- The Washington Times - Wednesday, September 26, 2001

Financial damage to the Washington region continues to rise at the rate of at least $5.5 million per day because of the closing of Ronald Reagan Washington National Airport, according to a local business group.

If the airport remains closed for a full year, the layoffs and spreading impact to businesses that benefit from it could do $5.3 billion damage to the region's economy, according to the Greater Washington Initiative, a group that tries to attract new business to the area.

Passengers who would fly out of Reagan Airport are flocking to Baltimore-Washington International Airport and Washington Dulles International Airport, both of which are filling up with people and beginning to look as congested as usual.

The number of commercial flights departing from U.S. airports has stayed at about 80 percent of normal in the past week. The planes in the air are at about 40 percent capacity.

Airlines could respond to the drop in demand by grounding some aircraft to save money, said David Swierenga, chief economist for the Air Transport Association, the industry group for major airlines.

"With load factors running as low as they are, I expect they will look at retiring the larger airplanes, using smaller aircraft and reducing the frequency of flights. They may do some tweaking and wait for demand to catch up to capacity," Mr. Swierenga said.

Passengers choosing to fly are continuing to navigate tighter security measures and long lines at ticket counters and security checkpoints.

Ray Zidjunas typically flies out of Reagan Airport because it is closer to his D.C. home. He arrived more than two hours before his US Airways flight from BWI to Providence, R.I., yesterday because increased security makes it impossible to breeze through terminals any longer, he said.

Miriam Neshiem arrived with her husband four hours before their return flight on Continental Airlines to Colorado. The Neshiems' original flight out of BWI was canceled. Continental also cut its flights out of Dulles from five to four each day.

Since Reagan Airport was closed after the Sept. 11 terrorist attacks that destroyed New York's World Trade Center and damaged the Pentagon, the Greater Washington Initiative is having difficulty attracting the interest of business leaders, said Tom Morr, the group's managing partner.

"The perception is that if National Airport is closed, people have a sense that Washington is closed, that it must not be safe," Mr. Morr said. "It just seems to me that traffic and visitors to this region won't begin to heal and return until the airport is open."

The date for reopening remains a mystery. Senate Commerce Committee Chairman Ernest F. Hollings, South Carolina Democrat, said last week that security concerns created by Reagan Airport's nearness to key facilities in the nation's capital must be resolved before it will reopen. He acknowledged, however, that most members of Congress agree it should reopen soon.

Transportation Secretary Norman Y. Mineta said he has been meeting with members of the National Security Council almost daily to figure out how the airport can reopen without creating the risk terrorists might force a plane to veer off its flight path and crash into the White House, the Capitol or other buildings.

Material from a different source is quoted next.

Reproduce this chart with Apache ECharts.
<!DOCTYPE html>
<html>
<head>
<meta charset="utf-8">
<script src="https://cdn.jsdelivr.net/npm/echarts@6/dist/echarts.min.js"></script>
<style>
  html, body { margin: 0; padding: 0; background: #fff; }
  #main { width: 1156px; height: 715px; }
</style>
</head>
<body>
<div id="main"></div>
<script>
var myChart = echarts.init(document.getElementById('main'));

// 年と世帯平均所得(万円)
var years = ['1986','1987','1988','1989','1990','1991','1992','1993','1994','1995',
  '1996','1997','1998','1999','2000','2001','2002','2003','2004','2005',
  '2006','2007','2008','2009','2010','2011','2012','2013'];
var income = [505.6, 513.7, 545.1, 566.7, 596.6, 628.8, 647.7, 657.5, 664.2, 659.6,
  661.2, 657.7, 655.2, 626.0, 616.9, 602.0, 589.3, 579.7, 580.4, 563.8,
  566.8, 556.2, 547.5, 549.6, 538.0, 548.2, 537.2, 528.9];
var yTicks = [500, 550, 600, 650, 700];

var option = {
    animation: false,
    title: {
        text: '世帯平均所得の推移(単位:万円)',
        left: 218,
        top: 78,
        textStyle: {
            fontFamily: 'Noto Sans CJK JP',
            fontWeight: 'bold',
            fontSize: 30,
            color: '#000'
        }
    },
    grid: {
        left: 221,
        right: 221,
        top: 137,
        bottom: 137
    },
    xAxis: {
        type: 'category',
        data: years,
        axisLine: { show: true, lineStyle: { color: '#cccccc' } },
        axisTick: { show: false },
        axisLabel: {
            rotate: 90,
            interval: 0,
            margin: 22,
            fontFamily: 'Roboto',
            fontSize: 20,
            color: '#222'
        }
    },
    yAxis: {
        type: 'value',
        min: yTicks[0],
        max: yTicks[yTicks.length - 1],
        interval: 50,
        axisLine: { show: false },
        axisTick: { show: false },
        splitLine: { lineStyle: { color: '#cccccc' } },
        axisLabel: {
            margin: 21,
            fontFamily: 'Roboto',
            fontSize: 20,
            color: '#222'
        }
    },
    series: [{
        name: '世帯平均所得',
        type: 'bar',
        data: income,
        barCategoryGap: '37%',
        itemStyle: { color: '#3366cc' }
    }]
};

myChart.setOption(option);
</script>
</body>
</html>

He would not give details of his meetings with the council, citing security concerns.

Airport officials said they have no more information than anyone else.

"We're still waiting to hear when the airport will reopen and under what conditions," said Jonathan Gaffney, Metropolitan Washington Airports Authority spokesman. He said he has heard "nothing, not a word" from the Transportation Department about a date.

Meanwhile, a union representing airline pilots asked Congress yesterday to give pilots permission to carry guns on board airplanes. Current Federal Aviation Administration rules forbid pilots from being armed.

"It is probably safe to say that the entire aviation industry enjoyed a false sense of security before September 11," said Air Line Pilots Association President Duane Woerth.

He recommended that pilots be screened for psychological fitness and trustworthiness before being deputized as federal law enforcement officers. Afterward, they could carry guns that fire bullets that "disintegrate on impact" to avoid puncturing the sides of aircraft, Mr. Woerth said.

The congressmen seemed reluctant to endorse the idea of guns that fire bullets but did discuss the possibility of other weapons.

"Stun guns are something I could have more of an affinity for," said House Majority Leader Dick Armey, Texas Republican.

Previously, airliner crew members were trained to negotiate with hijackers and give in to their demands.

"All that changed on September 11," said John Mazor, Air Line Pilots Association spokesman. Crew members would be wasting their time to negotiate with hijackers planning to use an airplane to commit suicide and kill everyone on board. Instead, they must resort to deadly force, he said.